Shtetl by Eva Hoffman
Author:Eva Hoffman
Language: eng
Format: epub
Publisher: PublicAffairs
Published: 2011-03-01T05:00:00+00:00
In Brańsk, one Jew gave his life to the cause, a delicate youth who showed great promise as a scholar until he was recruited to fight in Warsaw. Sent to Siberia in the aftermath of defeat, he returned to town years later but could not recover from his terrible experiences, and died soon afterward.
“And so the Jews of Brańsk,” the Yizkor Book concludes, “learned what politics means.” But 1905, of course, was only one stage of the lesson. With the coming of the twentieth century, the layers of religious, cultural, and social insulation protecting the shtetl from the outside world had been punctured. From then on, the history of the shtetl was a story of its increasing penetration by that world. Between 1905 and 1914, change was peaceful but subtly decisive: those were the years of the shtetl’s meeting with modernity.
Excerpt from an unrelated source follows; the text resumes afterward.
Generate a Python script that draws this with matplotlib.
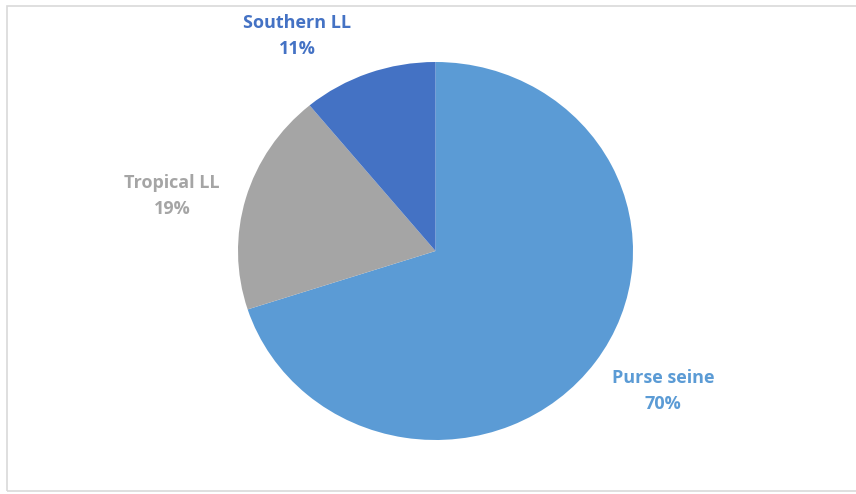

In the Jewish parts of Brańsk, public life gained new variety and stimulation. The Yizkor Book records, around that time, the creation of a library. This modest institution, located in the attic of a private house, was used by people of most classes and backgrounds. The clientele for novels was mostly female, and the works of Sholem Aleichem, who depicted shtetl life with vivid spontaneity and humor, were especially popular. Readers probably also came across the stories and essays of Y. L. Peretz, the dean of Yiddish writers in Warsaw, in whose later writing the shtetl already appears in a nostalgic and sentimental light, as a pastoral world of innocent goodness and piety.
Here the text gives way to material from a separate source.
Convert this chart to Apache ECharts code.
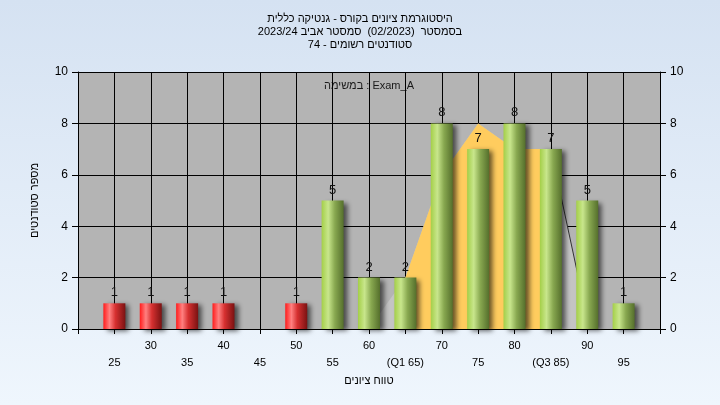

There were other exciting developments. “From theaters they didn’t know in Brańsk,” the Yizkor Book observes. Still, in 1910 a group of youths “dared” to stage a Yiddish play, expressively entitled Shmendryks (Smart Alecks). Apparently the performance was a great success. A more permanent feature of the cultural scene was the phonograph, emitting its music through an enormous horn. During the summer, on their twilight walks, people stopped in front of the open window behind which this magical contraption stood, and listened to fashionable Yiddish songs. Occasionally, a mother whose son had emigrated discreetly wiped away a tear with her apron on hearing “Do Not Be Late with Mama’s Letter.”
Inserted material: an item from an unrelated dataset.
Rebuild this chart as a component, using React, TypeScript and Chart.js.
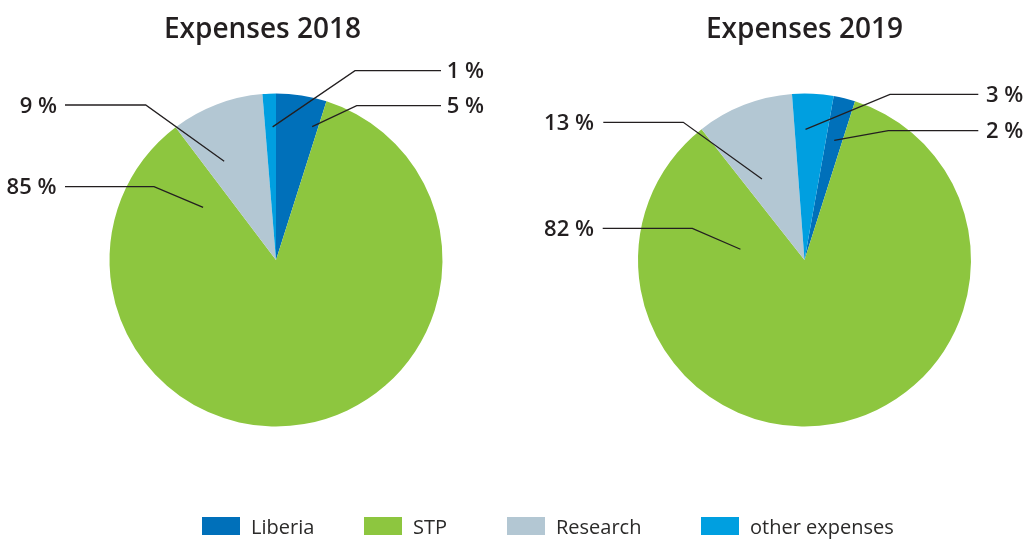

But openness to the wide world had more profound effects: it shaped new kinds of lives — lives with enough movement, choices, and intersections with larger events to acquire the outlines of biography. In the Yizkor Book, one of the longest biographical sketches comes from the beginning of the century. It is the story of Lejb Jakub Freind, the son of a cantor and clearly a man of many parts and talents. Around 1900, Lejb Jakub studied in both well-known yeshivas and secular schools. He attended the Royal Conservatory of Music in Vilno, where he learned “the theory of singing,” and started writing for Hebrew journals. He was also fascinated by astronomy, and so impressed important scientists in his field that they nominated him for membership in the Royal Astronomical Society. Freind received a diploma in engineering, but when World War I broke out he made his way to Shanghai, where his life took yet more unexpected turns.